By stereotype, the University of California, San Diego is where the "smart" kids go. Being smart doesn’t presuppose you're also nerdy, but face it: The traits coexist in abundance. Note: This is not a knock; learn to own your smart nerdiness and you’ll be cooler than any quarterback or cheerleader (see TV’s "The Big Bang Theory").
So if you're smart and nerdy, as Hollywood shows us, you're also unlucky in love. Enter Robert Epstein. The controversial author and visiting scholar is teaching Psych 158 at UCSD, reports the San Diego Union-Tribune. The class uses "intimacy building" exercises to explore interpersonal relationships. Pencils down, please -- students stare deeply into one another's eyes and do aura searches.
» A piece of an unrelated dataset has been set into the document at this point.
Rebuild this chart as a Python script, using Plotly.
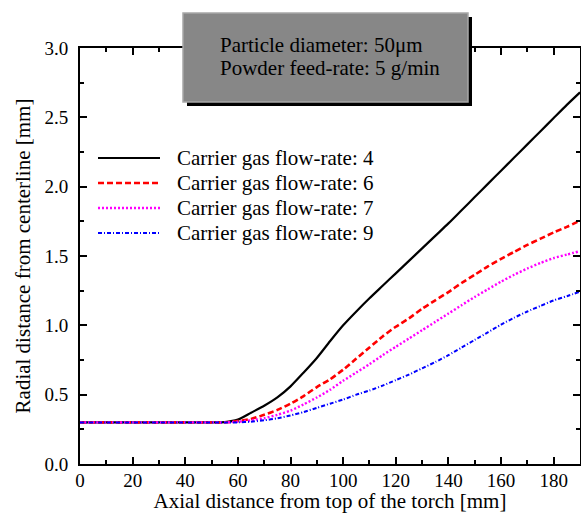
import plotly.graph_objects as go

# Axial distance [mm]
x_mm = [0, 10, 20, 30, 40, 50, 55, 60, 65, 70, 75, 80, 85, 90, 95, 100,
        105, 110, 115, 120, 125, 130, 135, 140, 145, 150, 155, 160, 165,
        170, 175, 180, 185, 190]

# Radial distance [mm] for each carrier gas flow-rate
r_flow4 = [0.30, 0.30, 0.30, 0.30, 0.30, 0.30, 0.302, 0.32, 0.37, 0.42, 0.48,
           0.56, 0.66, 0.765, 0.885, 1.00, 1.10, 1.195, 1.285, 1.375, 1.465, 1.555,
           1.645, 1.735, 1.83, 1.925, 2.02, 2.115, 2.21, 2.305, 2.40, 2.495, 2.59, 2.68]
r_flow6 = [0.30, 0.30, 0.30, 0.30, 0.30, 0.30, 0.30, 0.31, 0.325, 0.355, 0.39,
           0.435, 0.49, 0.555, 0.61, 0.68, 0.76, 0.84, 0.92, 0.99, 1.05, 1.12,
           1.18, 1.24, 1.305, 1.365, 1.425, 1.48, 1.53, 1.58, 1.625, 1.67, 1.71, 1.755]
r_flow7 = [0.30, 0.30, 0.30, 0.30, 0.30, 0.30, 0.30, 0.305, 0.315, 0.33, 0.355,
           0.385, 0.43, 0.48, 0.535, 0.60, 0.66, 0.72, 0.785, 0.845, 0.905, 0.965,
           1.025, 1.085, 1.145, 1.205, 1.26, 1.315, 1.365, 1.41, 1.45, 1.485, 1.51, 1.535]
r_flow9 = [0.30, 0.30, 0.30, 0.30, 0.30, 0.30, 0.30, 0.30, 0.305, 0.315, 0.33,
           0.35, 0.375, 0.405, 0.435, 0.465, 0.50, 0.53, 0.565, 0.605, 0.645, 0.69,
           0.735, 0.785, 0.84, 0.895, 0.95, 1.005, 1.055, 1.10, 1.14, 1.18, 1.21, 1.243]

series_names = ["Carrier gas flow-rate: 4", "Carrier gas flow-rate: 6",
                "Carrier gas flow-rate: 7", "Carrier gas flow-rate: 9"]
series_values = [r_flow4, r_flow6, r_flow7, r_flow9]
series_colors = ["#000000", "#ff0000", "#ff00ff", "#0000ff"]
series_dash = ["solid", "6px,3px", "2px,2px", "4px,2px,1px,2px"]
series_width = [2.2, 2.6, 2.4, 2.0]

info_lines = ["Particle diameter: 50\u03bcm", "Powder feed-rate: 5 g/min"]

FONT = "Liberation Serif"

fig = go.Figure()
for name, vals, col, dash, w in zip(series_names, series_values, series_colors,
                                    series_dash, series_width):
    fig.add_trace(go.Scatter(x=x_mm, y=vals, mode="lines", name=name,
                             showlegend=False, line_shape="spline",
                             line=dict(color=col, dash=dash, width=w,
                                       smoothing=0.6)))

axis_common = dict(showline=True, linecolor="black", linewidth=2,
                   mirror="allticks", ticks="inside", ticklen=7, tickwidth=1.5,
                   tickcolor="black", showgrid=False, zeroline=False,
                   automargin=False,
                   tickfont=dict(family=FONT, size=19, color="black"))

fig.update_xaxes(range=[0, 190], dtick=20, tick0=0,
                 minor=dict(dtick=10, ticks="inside", ticklen=4, tickwidth=1.5,
                            tickcolor="black"),
                 title=dict(text="Axial distance from top of the torch [mm]",
                            font=dict(family=FONT, size=21, color="black"),
                            standoff=2),
                 ticklabelstandoff=-2,
                 **axis_common)
fig.update_yaxes(range=[0, 3.0], dtick=0.5, tick0=0, tickformat=".1f",
                 minor=dict(dtick=0.25, ticks="inside", ticklen=4, tickwidth=1.5,
                            tickcolor="black"),
                 title=dict(text="Radial distance from centerline [mm]",
                            font=dict(family=FONT, size=21, color="black"),
                            standoff=8),
                 ticklabelstandoff=6,
                 **axis_common)

# info box (shadow + gray box) over the plot's top edge
fig.add_shape(type="rect", xref="paper", yref="paper",
              x0=0.214, x1=0.784, y0=0.8606, y1=1.0745,
              fillcolor="black", line=dict(width=0), layer="above")
fig.add_shape(type="rect", xref="paper", yref="paper",
              x0=0.206, x1=0.776, y0=0.870, y1=1.084,
              fillcolor="#878787", line=dict(color="#a8a8a8", width=1.5),
              layer="above")
for txt, yy in zip(info_lines, [1.007, 0.952]):
    fig.add_annotation(xref="paper", yref="paper", x=0.276, y=yy,
                       xanchor="left", yanchor="middle", showarrow=False,
                       text=txt, font=dict(family=FONT, size=21, color="black"))

# legend (line samples + labels)
legend_y = [0.7356, 0.6755, 0.6154, 0.5553]
for name, col, dash, w, yy in zip(series_names, series_colors, series_dash,
                                  series_width, legend_y):
    fig.add_shape(type="line", xref="paper", yref="paper",
                  x0=0.036, x1=0.16, y0=yy, y1=yy,
                  line=dict(color=col, dash=dash, width=w))
    fig.add_annotation(xref="paper", yref="paper", x=0.19, y=yy,
                       xanchor="left", yanchor="middle", showarrow=False,
                       text=name, font=dict(family=FONT, size=21, color="black"))

fig.update_layout(
    width=581, height=513,
    margin=dict(l=80, r=1, t=48, b=49),
    paper_bgcolor="white", plot_bgcolor="white",
    showlegend=False,
)

fig.write_html("out.html", config={"displayModeBar": False},
               post_script="document.body.style.margin='0';"
                           "document.body.style.overflow='hidden';")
Epstein is a former editor-in-chief of Psychology Today and the infamous founder of the ill-fated "Love Project." In 2002, the Harvard-educated researcher decided he could find a woman -- practically any woman -- and learn to fall in love with her through counseling and assimilation. Women from all over the county applied to be his consort. Epstein picked a Venezuelan ballerina who spoke five languages who he met on an airplane. The relationship fizzled.
Epstein has written 14 books, including "The Case Against Adolescence: Rediscovering the Adult in Every Teen." In it, he argues that teenagers are unfairly shackled into an adolescent state by society and argues for more rights in all areas of life for youngsters.
Including the right to explore intimacy. This kind of course could create havoc if presented to less academics-oriented local frat-boys: "Hey, professor, do I get extra credit if my lab partner gets knocked up?"
The UCSD class is unconventional but was approved by the chair of the school's psychology department. Epstein's eternal quest to find love through logic ultimately seems Quixotic. But while intimacy exploration sounds like a plot point from "Van Wilder," at UCSD, it could be the equivalent of walking into the school dance and prying the boys and girls off opposite sides of the gym.